Oh, how can I count the ways this day went wrong. 1. An employee abruptly quit before even showing up for their 7:00am shift and leaving me shorthanded one dick emancipator. 2. One customer got confused about which coffee was decaf and after being told it's the urn with a sign on it called "neighborhood DECAF," the customer told me I wasn't being helpful enough but I guess that I should understand that as he is a 75 year old illiterate fuck stick. 3. Another employee was stranded on the road from a flat tire due to fuck all. I assume it was Karma's way of telling me that I really shouldn't have pissed in that preschoolers thermos. 4. The restaurant was busy as balls and I'm pretty sure undead Danica gave birth to a lobster child in the walk-in. Damion, the name she game to the hellspawn, gave me a wicked cut on my hand from one of it's pincers. Danica had some weird sex addictions. Don't ask.
"I really wish I didn't have to sign so much hentai." via flickr.
The most recent of holidays, let me explain the bullshit that just happened to me.
- I had a customer ask for only "nice tomatoes" on her sandwich. I put tomatoes I deemed "nice" on her sandwich, only to be reprimanded that those tomatoes, and I quote, "are not nice ENOUGH" for her sandwich. I immediately put on the worst tomatoes I saw and explained to her that those ARE THE BEST tomatoes we have. Truth? They weren't. Burn motherfucker burn!
- I had another customer, after I was done making her sandwich, complain that I didn't put enough spinach on her sandwich because she was a witch whose dark powers can only be suppressed with iron rich leafy greens. So after she already held her sandwich, wrapped ready to go, and only after resurrecting the souls of the dragon-blood children, did I put a shit ton of spinach on her sandwich when she was done being a cunt bag. But, I put so much spinach on that thing you could maybe call a sandwich, that the first bite she takes will wreak havoc on her surroundings like a rapper making it rain.

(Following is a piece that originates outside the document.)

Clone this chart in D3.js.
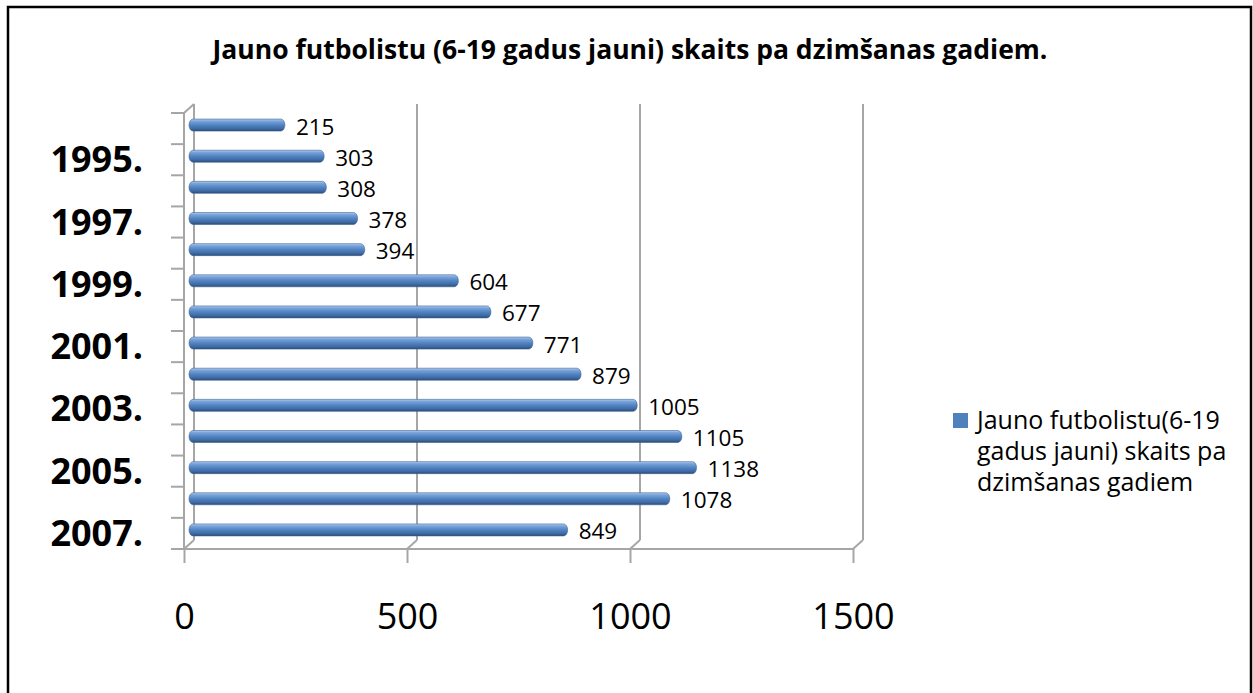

- I had yet another customer ask me what a fucking BLT was and I proceeded to beat the ever loving shit out of her. Okay, the second half of that is not true, but the person asking me what a BLT is? Absolutely true. And...fucking AND...it's not the first time this has happened. Who in the fucking hellish fucking cunt fucker does not know what is in a fucking BL-fucking-T? It's like these customers are aliens. And I'm talking about the E.T. variety, not the Mexican, "what the fuck is a Gordita?" variety. Did they think BLT stood for Bacon-Lobotomizer-Tobacco? I swear, the next person to ask me what a BLT is needs to be immediately examined for body snatching technology.
- After work, I saw some dude almost eat shit three times while riding some bizarre yellow tricycle without any handlebars. It was like a unicycle but the other two wheels were behind the rider. I wouldn't normally write about this except the person on the tricycle literally stopped traffic while completely failing to ride this machine in an intersection. It was like the parade was in town but nobody told the tricycle guy where to go. I almost wanted to buy a lion costume, put it on, then maul the dude just so he can feel like he belongs in this world.
I was stunk by a bee on this day once. Maybe. I think
So there you have it. I hate every Monday holiday ever. I've also worked every Monday holiday ever. I'm sure that is only a coincidence.
Disclaimer: If any of my former customers read this, you are all terrible people and I hope you learn how to suck a cock without gagging on it.